Solar cycles follow roughly 11-year patterns of activity, running from solar minimum (fewest sunspots, least flare activity) to solar maximum and back. When Cycle 25 began in 2019, NOAA and NASA's Solar Cycle 25 Prediction Panel forecast a relatively moderate cycle, comparable to the weak Cycle 24. Instead, Cycle 25 has been exceeding those predictions consistently since 2023, with sunspot numbers and flare frequency tracking well above the predicted average.
That matters for practical reasons beyond aurora tourism. More intense solar cycles mean higher cumulative radiation exposure for astronauts and passengers on polar aviation routes. They mean more frequent disruption to high-frequency radio communications and potential stress on power grid infrastructure at high latitudes. The March 2024 geomagnetic storm — the strongest in two decades, reaching G5 intensity — produced aurora displays visible as far south as Mexico and generated widespread media coverage partly because it was so unexpected by the public, even as forecasters had been tracking the trend.
This week's activity fits a pattern: an active sun producing complex, multi-event eruption sequences from large sunspot regions. The fact that five M-class flares and an X2.4 occurred within 24 hours suggests a particularly energetic active region rotating across the solar disk. Forecasters expect continued activity through the weekend, and additional CMEs — potentially more Earth-directed than the current one — remain possible.
The honest assessment: this is an active period of solar weather, not a crisis. The infrastructure threats from a G1 storm are minimal. But it is a reminder that Solar Cycle 25 has consistently outperformed its forecast, and the peak activity window may not yet be behind us.

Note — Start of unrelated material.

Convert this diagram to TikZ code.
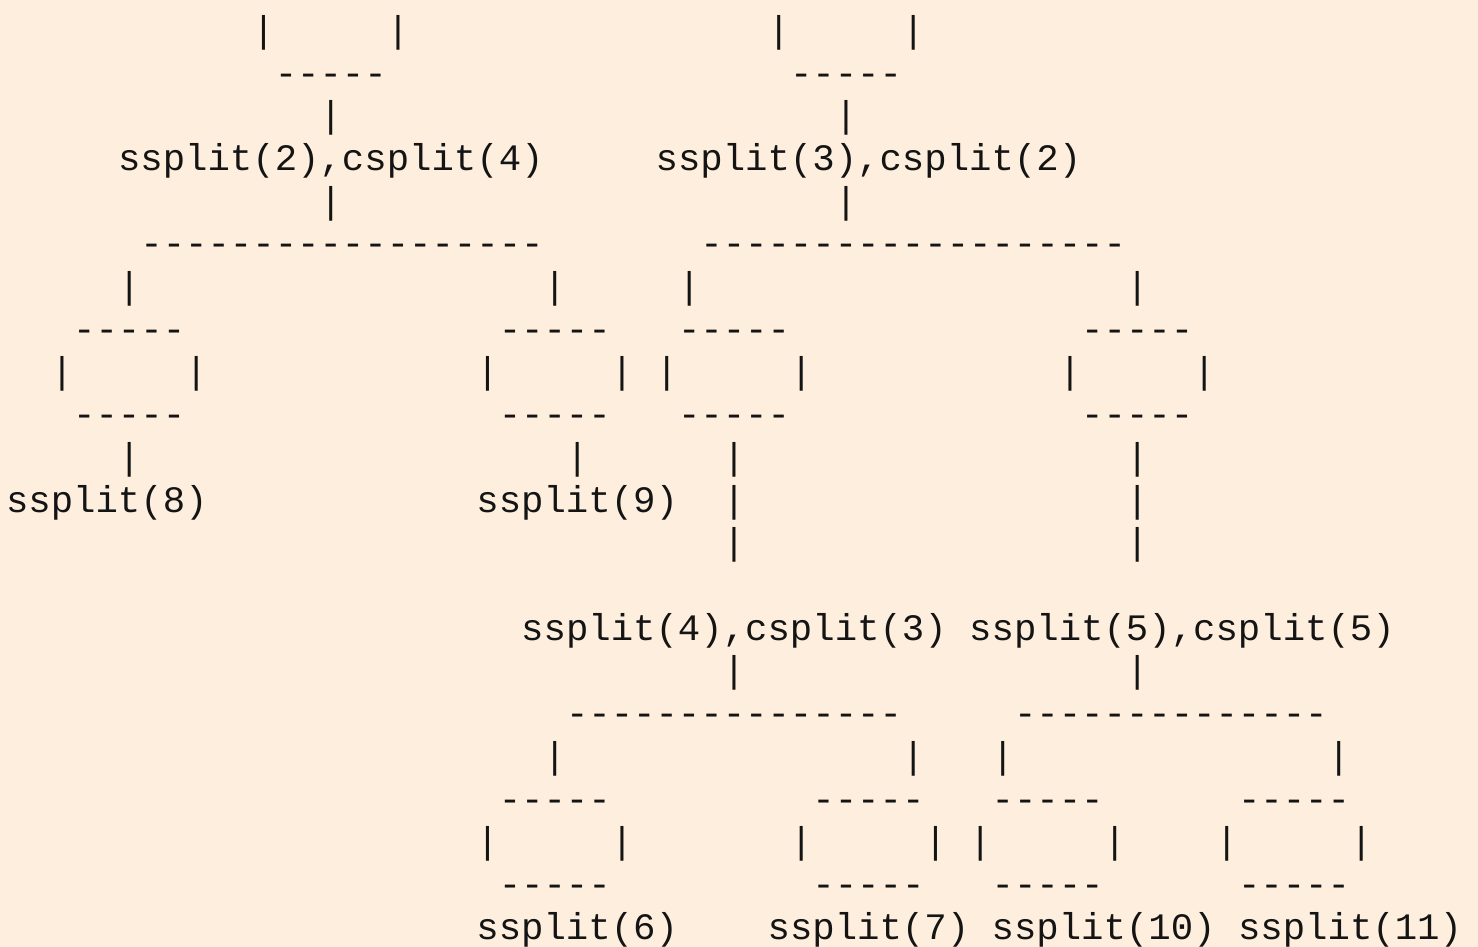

Frequently Asked Questions
Can solar flares directly harm humans on Earth's surface?
No. Earth's atmosphere and magnetic field provide robust shielding against the radiation from solar flares. The X-rays from even the strongest flares are absorbed by the upper atmosphere before reaching ground level. The populations with genuine exposure risk during major solar events are astronauts in deep space or aboard the International Space Station, and airline passengers on polar routes (who receive slightly elevated radiation doses during X-class events, though still within acceptable limits). For everyone on the ground, solar flares pose no direct health risk.

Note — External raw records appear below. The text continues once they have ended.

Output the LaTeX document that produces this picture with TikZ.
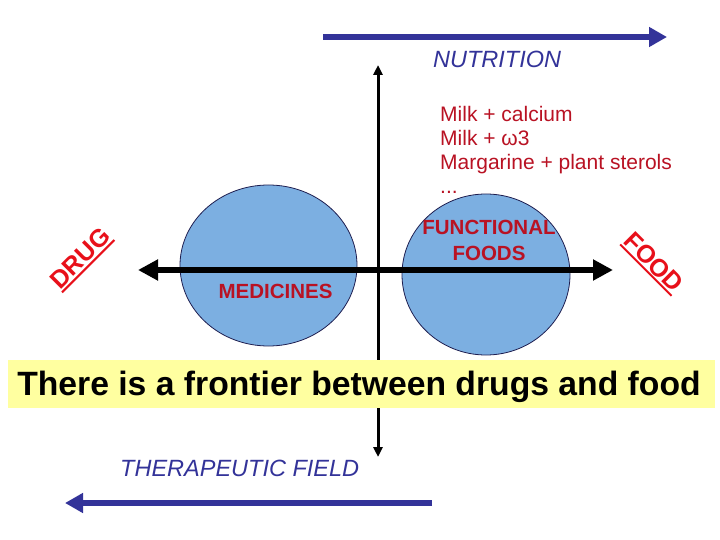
\documentclass[tikz,border=0pt]{standalone}
\usepackage{fontspec}
\setmainfont{Liberation Sans}
\usetikzlibrary{arrows.meta,shapes.geometric}
\definecolor{navy}{RGB}{51,51,153}
\definecolor{darkred}{RGB}{185,18,35}
\definecolor{brightred}{RGB}{232,16,26}
\definecolor{blobblue}{RGB}{124,175,225}
\definecolor{blobline}{RGB}{30,30,80}
\definecolor{boxyellow}{RGB}{255,255,160}
\begin{document}
\begin{tikzpicture}[x=1pt,y=-1pt]
\tikzset{
  lbl/.style={inner sep=0pt},
  milk/.style={lbl, anchor=base west, text=darkred, font=\fontsize{21}{25}\selectfont},
  boldred/.style={lbl, anchor=base, text=darkred, font=\bfseries\fontsize{20.5}{25}\selectfont},
  field/.style={lbl, anchor=base west, text=navy, font=\itshape\fontsize{23.5}{28}\selectfont},
  blob/.style={ellipse, draw=blobline, line width=0.8pt, fill=blobblue, inner sep=0pt},
  hax/.style={black, line width=5.5pt, {Triangle[length=20pt,width=20pt]}-{Triangle[length=20pt,width=20pt]}},
  vax/.style={black, line width=3pt, {Triangle[length=10pt,width=9pt]}-{Triangle[length=10pt,width=9pt]}},
  bigarrow/.style={navy, line width=6pt, -{Triangle[length=18pt,width=19pt]}},
  slanted/.style={text=brightred, font=\bfseries\fontsize{25}{30}\selectfont, inner xsep=0pt, inner ysep=2.5pt},
  ul/.style={brightred, line width=2pt}
}
\useasboundingbox (0,0) rectangle (720,540);
\fill[white] (0,0) rectangle (720,540);

% top and bottom field arrows
\coordinate (ntA) at (323,37);
\coordinate (ntB) at (667,37);
\draw[bigarrow] (ntA) -- (ntB);
\node[field] (nutri) at (433,68) {NUTRITION};

\coordinate (thA) at (432,503);
\coordinate (thB) at (65,503);
\draw[bigarrow] (thA) -- (thB);
\node[field] (thera) at (120,476) {THERAPEUTIC FIELD};

% circles
\node[blob, minimum width=177pt, minimum height=161pt] (med) at (268.5,265.5) {};
\node[blob, minimum width=168pt, minimum height=161pt] (ff) at (486,274.5) {};

% axes
\coordinate (axL) at (138,270);
\coordinate (axR) at (613,270);
\coordinate (axT) at (378,65);
\coordinate (axB) at (378,457);
\draw[vax] (axT) -- (axB);
\draw[hax] (axL) -- (axR);

% texts
\node[milk] (m1) at (440,122) {Milk + calcium};
\node[milk] (m2) at (440,146) {Milk + ω3};
\node[milk] (m3) at (440,170) {Margarine + plant sterols};
\node[milk] (m4) at (440,194) {...};

\node[boldred] (fun1) at (489,235) {FUNCTIONAL};
\node[boldred] (fun2) at (489,260) {FOODS};
\node[boldred] (medt) at (275.5,298) {MEDICINES};

\node[slanted, rotate=45] (drug) at (80,258) {DRUG};
\draw[ul] (drug.south west) -- (drug.south east);
\node[slanted, rotate=-45] (food) at (654,262) {FOOD};
\draw[ul] (food.south west) -- (food.south east);

% frontier box
\node[fill=boxyellow, minimum width=707pt, minimum height=48pt, inner sep=0pt, anchor=north west] (box) at (8,360) {};
\node[lbl, anchor=base, font=\bfseries\fontsize{33.7}{40}\selectfont] (boxtxt) at (359,395) {There is a frontier between drugs and food};
\end{tikzpicture}
\end{document}
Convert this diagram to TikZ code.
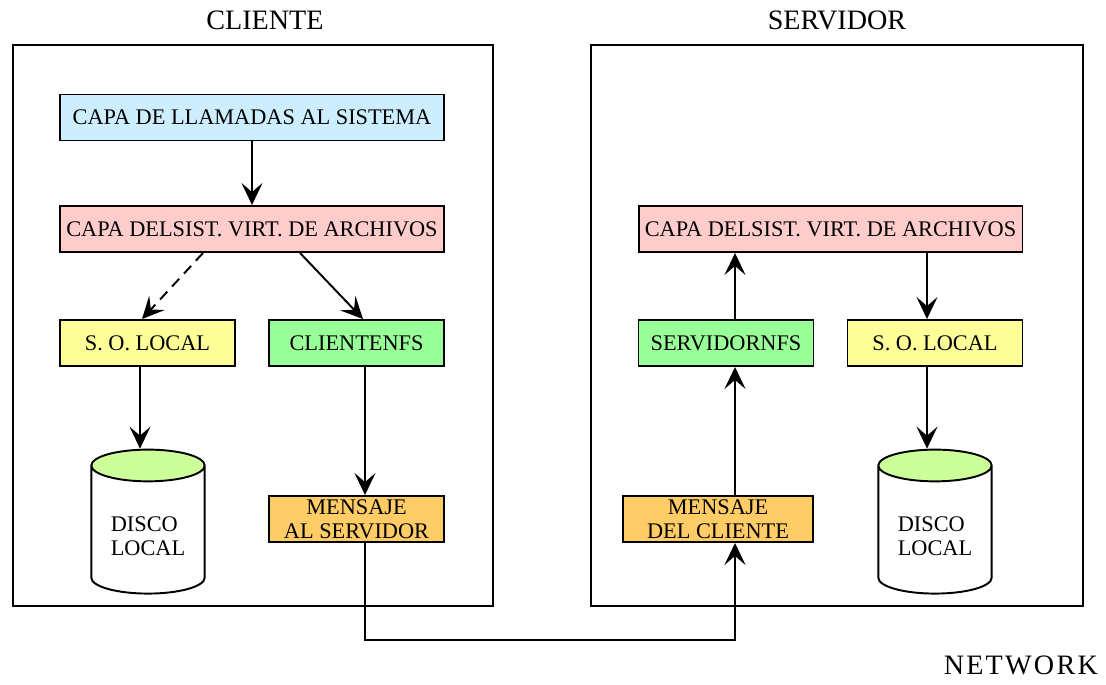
\documentclass[tikz,border=0pt]{standalone}
\usepackage{fontspec}
\setmainfont{Liberation Serif}
\usetikzlibrary{positioning,arrows.meta,shapes.geometric}
\definecolor{capablue}{HTML}{CCEEFF}
\definecolor{vfspink}{HTML}{FFCCCC}
\definecolor{soyellow}{HTML}{FFFF99}
\definecolor{nfsgreen}{HTML}{99FF99}
\definecolor{msgorange}{HTML}{FFCC66}
\definecolor{disktop}{HTML}{CCFF99}
\tikzset{
  flowarrow/.style={-{Stealth[length=4.4mm, width=4.2mm, inset=1.8mm]}, line width=1.1pt},
  layerbox/.style={draw, line width=1.1pt, minimum width=7.68cm, minimum height=0.92cm, inner sep=1pt, align=center},
  smallbox/.style={draw, line width=1.1pt, minimum width=3.5cm, minimum height=0.92cm, inner sep=1pt, align=center},
  frame/.style={draw, line width=1.1pt, minimum height=11.22cm},
  diskcyl/.style={cylinder, shape border rotate=90, draw, line width=1.1pt, aspect=0.28,
    minimum width=2.24cm, minimum height=2.88cm, inner xsep=0.39cm, align=left,
    cylinder uses custom fill, cylinder end fill=disktop, cylinder body fill=white},
  title/.style={font=\fontsize{16}{18}\selectfont}
}
\begin{document}
\begin{tikzpicture}[x=0.02cm, y=-0.02cm, >=Stealth, every node/.style={font=\fontsize{12.7}{13.5}\selectfont}]
  \useasboundingbox (0,0) rectangle (1106,684);
  % cliente
  \node[frame, minimum width=9.6cm] (cl) at (253,325.5) {};
  \node[title] (clt) at (265,20) {CLIENTE};
  \node[layerbox, fill=capablue] (cllam) at (252,117.5) {CAPA DE LLAMADAS AL SISTEMA};
  \node[layerbox, fill=vfspink] (clvfs) at (252,229) {CAPA DELSIST. VIRT. DE ARCHIVOS};
  \node[smallbox, fill=soyellow] (clso) at (147.5,343) {S. O. LOCAL};
  \node[smallbox, fill=nfsgreen] (clnfs) at (356.5,343) {CLIENTENFS};
  \node[diskcyl] (cldisk) at (148,536) {DISCO\\LOCAL};
  \node[smallbox, fill=msgorange] (clmsg) at (356.5,519) {MENSAJE\\AL SERVIDOR};
  % servidor
  \node[frame, minimum width=9.84cm] (sv) at (837,325.5) {};
  \node[title] (svt) at (837,20) {SERVIDOR};
  \node[layerbox, fill=vfspink] (svvfs) at (830.5,229) {CAPA DELSIST. VIRT. DE ARCHIVOS};
  \node[smallbox, fill=nfsgreen] (svnfs) at (726,343) {SERVIDORNFS};
  \node[smallbox, fill=soyellow] (svso) at (935,343) {S. O. LOCAL};
  \node[smallbox, fill=msgorange, minimum width=3.8cm] (svmsg) at (718,519) {MENSAJE\\DEL CLIENTE};
  \node[diskcyl] (svdisk) at (935,536) {DISCO\\LOCAL};
  \node[title, anchor=east, font=\fontsize{16}{18}\selectfont\addfontfeatures{LetterSpace=8}] (net) at (1104,665) {NETWORK};
  \coordinate (wire) at (550,640);

  \draw[flowarrow] (cllam) -- (clvfs);
  \draw[flowarrow, dash pattern=on 6pt off 4pt] ([xshift=-0.98cm]clvfs.south) -- ([xshift=-0.11cm]clso.north);
  \draw[flowarrow] ([xshift=0.96cm]clvfs.south) -- ([xshift=0.13cm]clnfs.north);
  \draw[flowarrow] ([xshift=-0.15cm]clso.south) -- ([xshift=-0.15cm]clso.south |- cldisk.north);
  \draw[flowarrow] ([xshift=0.17cm]clnfs.south) -- ([xshift=0.17cm]clmsg.north);
  \draw[flowarrow] ([xshift=0.17cm]clmsg.south) |- (wire) -| ([xshift=0.34cm]svmsg.south);
  \draw[flowarrow] ([xshift=0.34cm]svmsg.north) -- ([xshift=0.18cm]svnfs.south);
  \draw[flowarrow] ([xshift=0.18cm]svnfs.north) -- ([xshift=-1.91cm]svvfs.south);
  \draw[flowarrow] ([xshift=1.93cm]svvfs.south) -- ([xshift=-0.16cm]svso.north);
  \draw[flowarrow] ([xshift=-0.16cm]svso.south) -- ([xshift=-0.16cm]svso.south |- svdisk.north);
\end{tikzpicture}
\end{document}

How do I know if the aurora will be visible where I live?
The most reliable tool is NOAA's Space Weather Prediction Center (spaceweather.gov), which publishes the 3-day geomagnetic storm outlook and the real-time Kp index. The Kp value tells you how far south the aurora oval is expanding — higher Kp means aurora visible at lower latitudes. For the current forecast (G1 storm on April 26), viewers in the northern U.S. and southern Canada have a reasonable shot if skies are clear and they're away from city lights. The window typically opens 30–60 minutes after DSCOVR confirms CME arrival.

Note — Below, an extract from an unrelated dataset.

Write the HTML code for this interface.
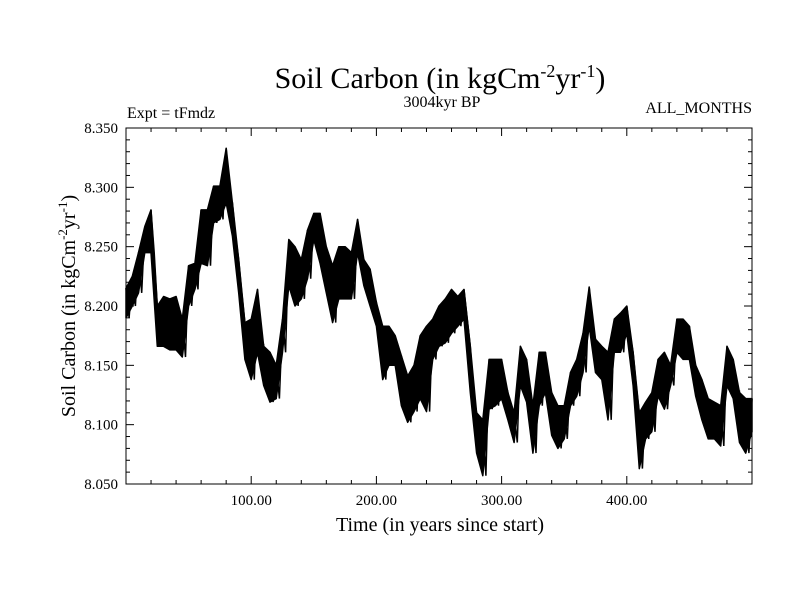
<!DOCTYPE html>
<html><head><meta charset="utf-8"><style>
body{margin:0;background:#fff;}
svg{display:block;font-family:"Liberation Serif",serif;}
</style></head><body>
<svg id="chart" width="800" height="600" viewBox="0 0 800 600">
<rect width="800" height="600" fill="#fff"/>
<text x="440" y="88" font-size="30" text-anchor="middle">Soil Carbon (in kgCm<tspan dy="-11" font-size="18">-2</tspan><tspan dy="11">yr</tspan><tspan dy="-11" font-size="18">-1</tspan><tspan dy="11">)</tspan></text>
<text x="127" y="118" font-size="16">Expt = tFmdz</text>
<text x="442" y="107" font-size="16" text-anchor="middle">3004kyr BP</text>
<text x="752" y="113" font-size="16" text-anchor="end">ALL_MONTHS</text>
<text transform="translate(75,306) rotate(-90)" font-size="20" text-anchor="middle">Soil Carbon (in kgCm<tspan dy="-8" font-size="13">-2</tspan><tspan dy="8">yr</tspan><tspan dy="-8" font-size="13">-1</tspan><tspan dy="8">)</tspan></text>
<text x="440" y="531" font-size="20" text-anchor="middle">Time (in years since start)</text>
<g id="axes"></g>
<g id="series"></g>
<rect x="126" y="128" width="626" height="356" fill="none" stroke="#000" stroke-width="1"/>
</svg>
<script>
const years = [];
for (let i = 0; i <= 100; i++) years.push(i * 5);
const seriesHigh = [8.215,8.225,8.245,8.267,8.281,8.200,8.208,8.206,8.208,8.189,8.234,8.236,8.281,8.281,8.301,8.301,8.333,8.287,8.239,8.186,8.189,8.214,8.166,8.161,8.150,8.189,8.256,8.250,8.239,8.264,8.278,8.278,8.250,8.234,8.250,8.250,8.245,8.273,8.239,8.231,8.203,8.183,8.183,8.175,8.158,8.141,8.150,8.175,8.183,8.189,8.200,8.206,8.214,8.208,8.214,8.166,8.110,8.104,8.155,8.155,8.155,8.127,8.110,8.166,8.155,8.116,8.161,8.161,8.127,8.116,8.116,8.144,8.155,8.177,8.216,8.172,8.166,8.161,8.189,8.194,8.200,8.161,8.110,8.119,8.127,8.155,8.161,8.150,8.189,8.189,8.183,8.150,8.138,8.122,8.119,8.116,8.166,8.155,8.127,8.122,8.122];
const seriesLow = [8.190,8.200,8.211,8.245,8.245,8.166,8.166,8.163,8.163,8.157,8.200,8.214,8.236,8.234,8.270,8.273,8.287,8.259,8.211,8.155,8.138,8.161,8.133,8.119,8.122,8.161,8.217,8.200,8.206,8.223,8.256,8.236,8.211,8.186,8.206,8.206,8.206,8.245,8.217,8.200,8.183,8.138,8.150,8.150,8.116,8.102,8.111,8.122,8.111,8.155,8.166,8.169,8.177,8.183,8.189,8.127,8.076,8.057,8.113,8.116,8.122,8.104,8.085,8.133,8.119,8.076,8.116,8.127,8.091,8.080,8.088,8.116,8.124,8.144,8.183,8.144,8.138,8.104,8.161,8.161,8.177,8.133,8.063,8.088,8.094,8.124,8.113,8.133,8.161,8.155,8.155,8.124,8.104,8.088,8.088,8.082,8.133,8.122,8.085,8.076,8.094];
const yTickLabels = ["8.050","8.100","8.150","8.200","8.250","8.300","8.350"];
const xTickLabels = ["100.00","200.00","300.00","400.00"];

const NS = "http://www.w3.org/2000/svg";
const X0 = 126, X1 = 752, Y0 = 484, Y1 = 128;
const xMin = 0, xMax = 500, yMin = 8.05, yMax = 8.35;
function xs(v){ return X0 + (v - xMin) / (xMax - xMin) * (X1 - X0); }
function ys(v){ return Y0 - (v - yMin) / (yMax - yMin) * (Y0 - Y1); }

const axes = document.getElementById('axes');
function line(x1,y1,x2,y2){
  const l = document.createElementNS(NS,'line');
  l.setAttribute('x1',x1); l.setAttribute('y1',y1); l.setAttribute('x2',x2); l.setAttribute('y2',y2);
  l.setAttribute('stroke','#000'); l.setAttribute('stroke-width','1');
  return l;
}
for (let k = 0; k <= 30; k++) {
  const v = yMin + k * 0.01;
  const y = ys(v);
  const major = k % 5 === 0;
  const len = major ? 8 : 4;
  const a = line(X0, y, X0 + len, y);
  
  
  axes.appendChild(a);
  const b = line(X1 - len, y, X1, y);
  
  
  axes.appendChild(b);
}
yTickLabels.forEach(s => {
  const t = document.createElementNS(NS,'text');
  t.setAttribute('x', 118); t.setAttribute('y', ys(parseFloat(s)) + 5);
  t.setAttribute('font-size','15'); t.setAttribute('text-anchor','end');
  t.textContent = s;
  
  
  axes.appendChild(t);
});
for (let k = 0; k <= 25; k++) {
  const v = k * 20;
  const x = xs(v);
  const major = k % 5 === 0;
  const len = major ? 8 : 4;
  const a = line(x, Y0, x, Y0 - len);
  
  
  axes.appendChild(a);
  const b = line(x, Y1, x, Y1 + len);
  
  
  axes.appendChild(b);
}
xTickLabels.forEach(s => {
  const t = document.createElementNS(NS,'text');
  t.setAttribute('x', xs(parseFloat(s))); t.setAttribute('y', 505);
  t.setAttribute('font-size','15'); t.setAttribute('text-anchor','middle');
  t.textContent = s;
  
  
  axes.appendChild(t);
});
let d = '';
years.forEach((yr,i) => { d += (i ? 'L' : 'M') + xs(yr).toFixed(1) + ',' + ys(seriesHigh[i]).toFixed(1); });
for (let i = years.length - 1; i >= 0; i--) d += 'L' + xs(years[i]).toFixed(1) + ',' + ys(seriesLow[i]).toFixed(1);
d += 'Z';
const band = document.createElementNS(NS,'path');
band.setAttribute('d', d);
band.setAttribute('fill', '#000');
band.setAttribute('stroke', '#000');
band.setAttribute('stroke-width', '1.5');
band.setAttribute('stroke-linejoin', 'round');


document.getElementById('series').appendChild(band);
let z = '';
years.forEach((yr,i) => {
  z += (i ? 'L' : 'M') + xs(yr).toFixed(1) + ',' + ys(seriesHigh[i]).toFixed(1);
  if (i < years.length - 1) z += 'L' + xs(yr + 2.5).toFixed(1) + ',' + ys(seriesLow[i]).toFixed(1);
});
const zz = document.createElementNS(NS,'path');
zz.setAttribute('d', z);
zz.setAttribute('fill', 'none');
zz.setAttribute('stroke', '#000');
zz.setAttribute('stroke-width', '1.5');


document.getElementById('series').appendChild(zz);
</script>
</body></html>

What's the difference between M-class and X-class solar flares?
NOAA classifies solar flares on a logarithmic scale: A, B, C, M, and X, where each step represents a roughly 10-fold increase in X-ray energy output. M-class flares (M1 through M9) are significant events capable of causing brief radio blackouts on the sun-facing side of Earth. X-class flares begin at 10 times the energy of an M1 and are numbered continuously (X1, X2, X10, etc.). An X2.4, like Friday's event, is roughly 24 times more energetic than an M1. The strongest flare ever recorded was an estimated X28 in November 2003 — so powerful it saturated the measuring instruments.
Will the X2.4 flare itself cause problems?
The X2.4 flare likely caused a significant radio blackout on the Earth-facing hemisphere shortly after it erupted on April 24 — this is the immediate, light-speed effect of X-ray radiation hitting the ionosphere. That disruption lasts minutes to a few hours at most. Any longer-duration effects (geomagnetic storm, aurora) depend on whether the flare was accompanied by a CME, and whether that CME is Earth-directed. The current storm forecast is tied to an earlier CME from the M-class activity, not necessarily the X2.4 itself, though additional CMEs from the X-class event will be assessed by forecasters over the coming day.
Is the approaching comet related to the solar flares?
No — the timing is coincidental. Comet C/2025 R3 (Pan-STARRS) is following its orbital path toward perihelion on April 27 entirely independent of solar activity. Comets can appear in solar observatory images because instruments like SOHO's LASCO coronagraph image a wide field around the sun and are designed to track objects in the inner solar system. The appearance of a comet in the same frames as active solar flaring is a visual coincidence, not a physical connection.
What to Watch For in the Coming Days
The active sunspot region responsible for this week's flaring hasn't rotated off the Earth-facing disk yet, which means additional flares and potentially additional CMEs remain likely through the weekend. Space weather forecasting is inherently probabilistic — the G1 storm on Sunday could arrive stronger or weaker than projected, or the CME could miss Earth's magnetic field more cleanly than expected.
The practical advice: keep NOAA's Space Weather Prediction Center bookmarked if you're hoping to see the aurora. Watch the Kp index on Saturday night and Sunday evening. If it climbs above 5 and you have clear, dark skies at latitudes above 50°N, start looking north. If you're in the northern tier of the continental U.S. or southern Canada, the same applies — with the caveat that a glancing CME at G1 intensity is not a guarantee of visible aurora at those latitudes, just a meaningful chance.
Solar Cycle 25 has repeatedly outperformed its forecast. This week's flare sequence is a reminder that the sun is still very much in an active phase, and the next major event — whenever it comes — is worth taking seriously.